Por Arantza de Bergia
“¿Cómo te ha ido en el encierro?”. Las respuestas a esta pregunta, constante desde más o menos mayo de 2020 (cuando ya llevábamos unos meses sin salir), son muy distintas: divorcio, cambio de look, pérdida de un ser querido, nuevo trabajo, quizás una o varias mascotas nuevas, muchas casas con muchas plantas, hobbies, instrumentos musicales, muchos cursos online…
El hilo conductor de estas respuestas es que la pandemia, sus consecuencias, nos han alterado y mucho más de lo que podemos dimensionar o proyectar. Nadie sabe a ciencia cierta en qué maneras este cambio radical de estilo de vida va a impactar emocional y psicológicamente a las personas. De hecho, ahora pocas cosas se saben “a ciencia cierta”, con certidumbre inquebrantable.
Desde la aparición del COVID-19 y hasta que las restricciones se relajaron, muchas personas hablaban, soñaban y pensaban en lo que harían cuando todo regresara a la “normalidad”. Un deseo muy coherente, creo yo, pero igualmente alejado de la realidad, y sospecho que muchas y muchos estamos viviendo la ruptura de ese sueño.
Porque pensar en el futuro, al menos en este tipo de situaciones limítrofes, tiende a consolarnos, se vuelve el sustento que nos mantiene vivos y medio cuerdos. No hay nada más reconfortante que la promesa del mañana, hasta que el “mañana” llega y la diferencia entre lo imaginado y lo que se vive puede llegar a ser desgarradora y desquiciante.
Se habla largo y tendido sobre cómo esta pandemia ha puesto el dedo en las llagas más lacerantes de las sociedad, de los estados y de los gobiernos. Las carencias (de todo tipo) se han abierto paso y han robado el show.
Desde que iniciaron los confinamientos masivos para prevenir más contagios, un amplio abanico de violencias ha tomado fuerza. En 2020 y 2021 no tuvimos más que enfrentarnos a los rostros de las personas que cargan las llagas (con sus claras excepciones; pienso en este instante el escándalo del cumpleaños de Kim Kardashian del año pasado, cuando rentó una isla para poder vivir como si el COVID-19 nunca hubiera existido).

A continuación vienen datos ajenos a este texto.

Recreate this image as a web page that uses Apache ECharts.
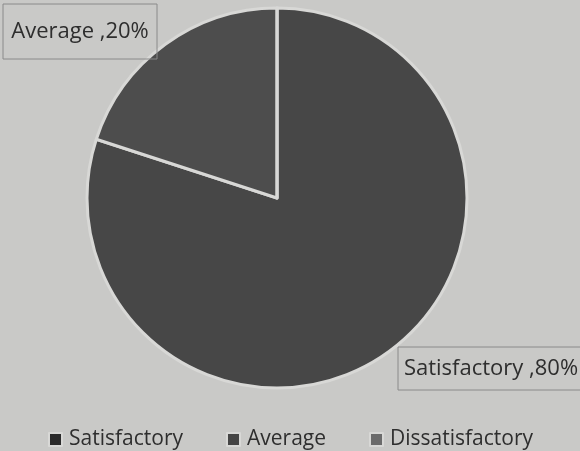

No es sorpresa que la violencia contra la mujer, la transfobia y los movimientos de extrema derecha, por mencionar algunas violencias de nuestros tiempos, haya crecido exorbitantemente.
El gran encierro no fue sino la culminación de décadas, por no decir siglos, de hacer a un lado el trabajo comunitario, la necesidad de acompañamiento, por una vida sumamente competitiva, hasta salvaje, en la que uno está en guerra perpetua contra el otro (y, finalmente, también uno mismo).
La psiquiatría y las neurociencias, así como la psicología y sus distintas ramas, no han quitado el dedo del renglón desde que nos recluimos en casa. No es complicado, ni exagerado, deducir que el trauma de esta pandemia va a desatar una oleada de desbalances emocionales y químicos. Nuestros cuerpos, nuestros cerebros, han sufrido cambios radicales y la huella que dejan es profunda.
Aunque ya no hay tal normalidad a la que podamos regresar y el estado del mundo diste mucho de ser el óptimo, algo tenemos que hacer con las vidas que intentamos retomar. Es decir, la esperanza es lo único que muere, ¿no?
La incertidumbre no nos puede engullir, y tampoco la tibieza. Si hay un momento indicado (lo que sea que signifique eso) para construir un mundo radicalmente distinto, un modo distinto de ser (por pensar en Rosario Castellanos), es justo este momento, no mañana.
Ese cambio radical empieza por uno mismo, claro, pero poco o nada vale si no se comparte con los demás, si no se realiza en comunidad. Ahora más que nunca debemos encontrar lugares seguros donde podamos recuperar el aliento y reconstruir todo lo que se debe reconstruir, dejar ir lo que ya no cabe.
¿A qué nos estamos enfrentando ahora que hemos retomado medianamente la vida en las calles? Porque la costumbre de lo que conocemos nos arrulla, pero las nuevas variantes de la enfermedad nos recuerdan que nada está asegurado. ¿Cómo vamos a digerir el trauma pasado y sus temibles réplicas?, ¿con enemigos a diestra y siniestra, o con apoyo comunitario?